__WHAT THE EXERCISE ASKS__
Copy out every line that contains the word "this".

───

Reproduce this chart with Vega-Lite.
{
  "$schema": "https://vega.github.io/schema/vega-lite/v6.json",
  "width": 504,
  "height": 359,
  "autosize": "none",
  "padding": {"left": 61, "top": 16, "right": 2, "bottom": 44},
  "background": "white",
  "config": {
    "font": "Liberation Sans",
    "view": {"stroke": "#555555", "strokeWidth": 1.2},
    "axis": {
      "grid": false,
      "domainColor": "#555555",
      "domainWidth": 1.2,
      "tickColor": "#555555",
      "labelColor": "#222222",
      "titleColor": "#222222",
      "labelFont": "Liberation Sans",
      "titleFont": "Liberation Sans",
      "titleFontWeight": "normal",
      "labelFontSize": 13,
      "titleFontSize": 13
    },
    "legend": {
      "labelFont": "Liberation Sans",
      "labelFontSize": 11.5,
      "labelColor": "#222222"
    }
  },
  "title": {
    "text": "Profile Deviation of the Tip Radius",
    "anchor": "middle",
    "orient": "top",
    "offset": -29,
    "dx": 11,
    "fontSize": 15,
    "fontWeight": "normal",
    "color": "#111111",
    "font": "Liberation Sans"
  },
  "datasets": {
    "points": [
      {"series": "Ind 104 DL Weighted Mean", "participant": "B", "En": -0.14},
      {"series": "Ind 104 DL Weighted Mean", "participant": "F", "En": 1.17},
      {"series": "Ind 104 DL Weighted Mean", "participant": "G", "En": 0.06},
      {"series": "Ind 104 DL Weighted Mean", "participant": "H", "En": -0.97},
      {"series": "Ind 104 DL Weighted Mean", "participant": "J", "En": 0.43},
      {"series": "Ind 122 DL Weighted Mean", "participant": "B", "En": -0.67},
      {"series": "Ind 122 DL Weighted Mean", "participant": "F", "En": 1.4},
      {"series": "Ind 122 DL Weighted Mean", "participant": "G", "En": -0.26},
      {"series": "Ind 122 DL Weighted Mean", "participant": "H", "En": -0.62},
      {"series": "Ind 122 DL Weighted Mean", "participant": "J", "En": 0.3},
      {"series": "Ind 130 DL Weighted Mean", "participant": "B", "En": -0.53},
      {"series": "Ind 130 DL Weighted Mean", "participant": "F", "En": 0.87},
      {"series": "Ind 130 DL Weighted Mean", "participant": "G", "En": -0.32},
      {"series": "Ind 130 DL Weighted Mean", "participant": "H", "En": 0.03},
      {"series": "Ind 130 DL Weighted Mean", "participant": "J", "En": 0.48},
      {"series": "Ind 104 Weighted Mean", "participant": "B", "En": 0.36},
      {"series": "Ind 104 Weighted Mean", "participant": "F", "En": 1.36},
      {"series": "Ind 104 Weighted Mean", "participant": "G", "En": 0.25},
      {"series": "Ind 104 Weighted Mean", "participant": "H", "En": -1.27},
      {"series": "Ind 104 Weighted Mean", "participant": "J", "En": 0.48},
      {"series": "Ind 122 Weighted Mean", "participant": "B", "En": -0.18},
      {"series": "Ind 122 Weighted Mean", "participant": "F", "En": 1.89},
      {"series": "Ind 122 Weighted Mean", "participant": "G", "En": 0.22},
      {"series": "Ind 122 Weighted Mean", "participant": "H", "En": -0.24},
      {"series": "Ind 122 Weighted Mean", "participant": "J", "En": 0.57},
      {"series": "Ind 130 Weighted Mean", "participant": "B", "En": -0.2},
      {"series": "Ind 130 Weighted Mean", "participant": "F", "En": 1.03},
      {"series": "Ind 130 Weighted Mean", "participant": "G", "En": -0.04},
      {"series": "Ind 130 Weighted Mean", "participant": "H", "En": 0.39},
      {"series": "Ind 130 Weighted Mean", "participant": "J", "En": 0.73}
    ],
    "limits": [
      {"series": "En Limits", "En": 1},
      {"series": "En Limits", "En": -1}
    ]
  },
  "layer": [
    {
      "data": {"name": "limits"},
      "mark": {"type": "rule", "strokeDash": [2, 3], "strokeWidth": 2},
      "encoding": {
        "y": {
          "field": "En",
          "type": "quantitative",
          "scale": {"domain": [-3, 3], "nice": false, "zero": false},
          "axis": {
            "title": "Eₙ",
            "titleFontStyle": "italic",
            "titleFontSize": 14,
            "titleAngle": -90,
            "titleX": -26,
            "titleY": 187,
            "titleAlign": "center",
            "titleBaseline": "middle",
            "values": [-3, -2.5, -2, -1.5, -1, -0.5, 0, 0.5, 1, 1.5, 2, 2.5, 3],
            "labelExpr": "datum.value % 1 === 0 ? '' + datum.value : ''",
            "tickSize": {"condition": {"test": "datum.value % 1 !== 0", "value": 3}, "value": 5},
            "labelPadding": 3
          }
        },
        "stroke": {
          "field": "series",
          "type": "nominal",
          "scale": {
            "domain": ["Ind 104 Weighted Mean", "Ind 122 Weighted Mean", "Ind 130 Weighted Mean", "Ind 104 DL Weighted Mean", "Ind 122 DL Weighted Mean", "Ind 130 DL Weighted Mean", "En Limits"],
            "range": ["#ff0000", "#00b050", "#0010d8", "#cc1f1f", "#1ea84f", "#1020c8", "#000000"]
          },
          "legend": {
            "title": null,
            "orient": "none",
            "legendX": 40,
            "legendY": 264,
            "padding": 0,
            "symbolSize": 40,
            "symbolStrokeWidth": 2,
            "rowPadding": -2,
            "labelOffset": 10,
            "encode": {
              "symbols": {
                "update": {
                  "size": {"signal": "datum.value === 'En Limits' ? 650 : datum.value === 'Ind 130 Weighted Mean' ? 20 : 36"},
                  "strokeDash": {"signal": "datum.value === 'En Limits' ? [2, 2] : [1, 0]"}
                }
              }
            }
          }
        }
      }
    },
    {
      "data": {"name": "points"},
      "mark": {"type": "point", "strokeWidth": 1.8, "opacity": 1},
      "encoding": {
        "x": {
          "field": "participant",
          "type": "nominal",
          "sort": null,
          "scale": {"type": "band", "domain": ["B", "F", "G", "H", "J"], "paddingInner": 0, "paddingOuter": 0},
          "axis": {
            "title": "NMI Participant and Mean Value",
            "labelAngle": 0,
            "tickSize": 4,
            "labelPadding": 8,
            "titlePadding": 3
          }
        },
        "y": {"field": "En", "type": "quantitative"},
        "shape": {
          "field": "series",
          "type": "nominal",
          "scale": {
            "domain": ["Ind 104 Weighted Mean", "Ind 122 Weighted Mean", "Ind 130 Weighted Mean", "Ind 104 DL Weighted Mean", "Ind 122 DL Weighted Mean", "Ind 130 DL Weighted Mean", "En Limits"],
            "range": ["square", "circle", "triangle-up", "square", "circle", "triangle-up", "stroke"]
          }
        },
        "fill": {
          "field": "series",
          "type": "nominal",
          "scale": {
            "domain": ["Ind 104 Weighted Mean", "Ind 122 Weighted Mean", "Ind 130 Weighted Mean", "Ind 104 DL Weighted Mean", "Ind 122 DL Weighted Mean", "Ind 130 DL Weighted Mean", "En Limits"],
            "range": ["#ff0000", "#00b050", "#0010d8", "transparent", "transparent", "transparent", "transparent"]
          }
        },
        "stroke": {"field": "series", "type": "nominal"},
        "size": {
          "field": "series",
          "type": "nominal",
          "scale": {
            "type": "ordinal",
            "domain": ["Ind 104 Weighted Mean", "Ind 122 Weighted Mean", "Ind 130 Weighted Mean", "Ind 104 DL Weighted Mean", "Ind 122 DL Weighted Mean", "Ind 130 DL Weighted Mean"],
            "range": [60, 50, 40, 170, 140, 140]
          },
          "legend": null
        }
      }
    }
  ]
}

───

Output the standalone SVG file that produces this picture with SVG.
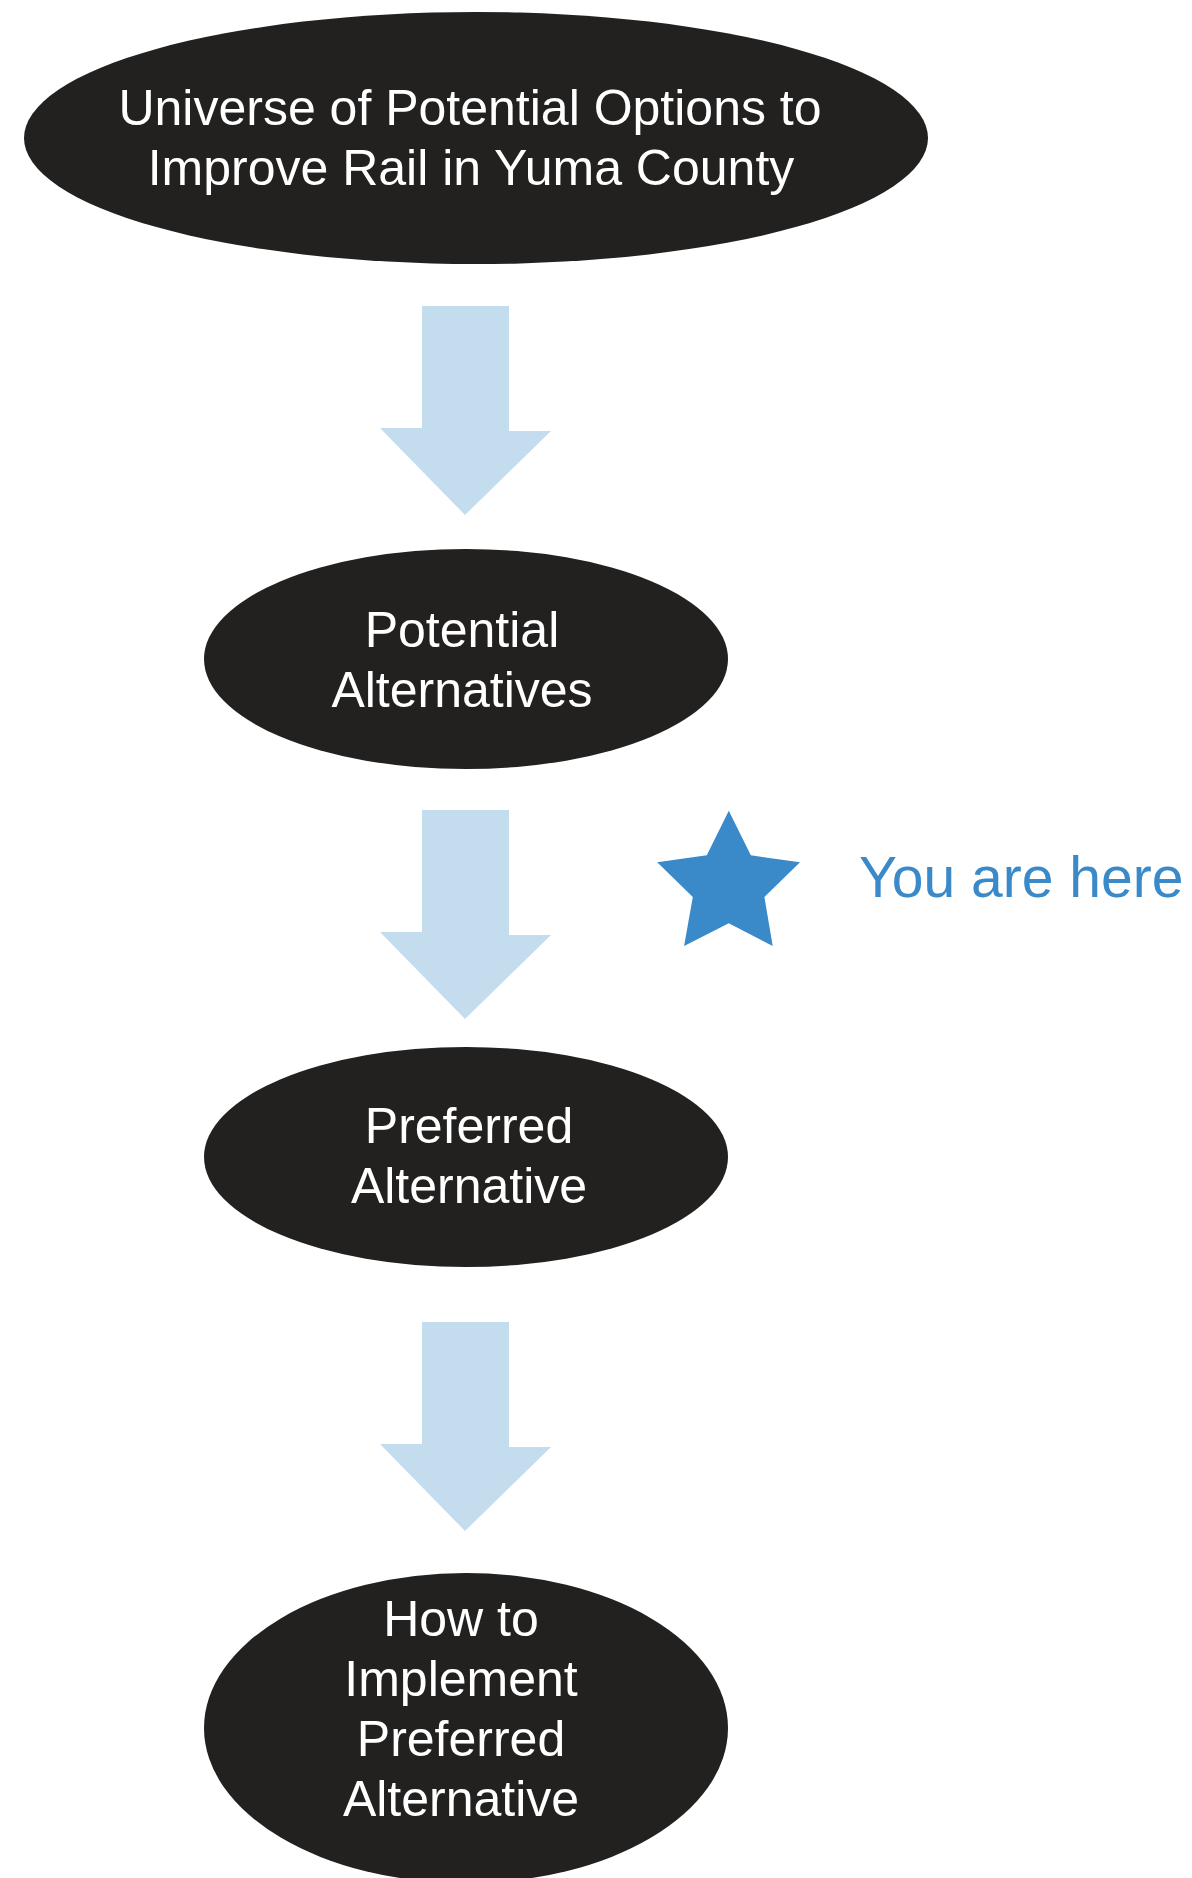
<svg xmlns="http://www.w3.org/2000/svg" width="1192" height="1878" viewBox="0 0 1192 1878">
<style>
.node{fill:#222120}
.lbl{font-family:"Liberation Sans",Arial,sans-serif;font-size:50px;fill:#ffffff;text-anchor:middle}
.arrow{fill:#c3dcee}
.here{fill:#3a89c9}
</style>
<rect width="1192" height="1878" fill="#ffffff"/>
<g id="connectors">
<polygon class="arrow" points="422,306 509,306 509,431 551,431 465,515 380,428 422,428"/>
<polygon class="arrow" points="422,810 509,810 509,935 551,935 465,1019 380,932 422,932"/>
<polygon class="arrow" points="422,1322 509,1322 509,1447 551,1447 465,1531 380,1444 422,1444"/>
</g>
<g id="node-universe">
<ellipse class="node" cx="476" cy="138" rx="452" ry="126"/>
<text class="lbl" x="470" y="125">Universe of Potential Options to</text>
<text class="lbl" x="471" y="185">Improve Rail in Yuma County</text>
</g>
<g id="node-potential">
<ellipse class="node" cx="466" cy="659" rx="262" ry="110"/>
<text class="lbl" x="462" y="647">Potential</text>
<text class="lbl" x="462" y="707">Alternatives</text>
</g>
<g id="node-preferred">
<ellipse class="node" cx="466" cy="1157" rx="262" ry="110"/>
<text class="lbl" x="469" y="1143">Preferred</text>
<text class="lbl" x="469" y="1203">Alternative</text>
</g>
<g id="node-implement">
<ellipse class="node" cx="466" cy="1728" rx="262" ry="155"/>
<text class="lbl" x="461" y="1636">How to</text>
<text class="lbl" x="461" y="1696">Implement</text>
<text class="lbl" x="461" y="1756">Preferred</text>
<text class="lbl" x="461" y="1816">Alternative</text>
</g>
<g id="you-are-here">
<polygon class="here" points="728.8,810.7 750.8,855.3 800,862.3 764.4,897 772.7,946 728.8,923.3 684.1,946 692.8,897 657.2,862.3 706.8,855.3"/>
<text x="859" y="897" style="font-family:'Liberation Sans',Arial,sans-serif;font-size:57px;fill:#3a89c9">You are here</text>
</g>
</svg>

───

__TASK RESULT__
Reproduce this chart with Vega-Lite.
Output the standalone SVG file that produces this picture with SVG.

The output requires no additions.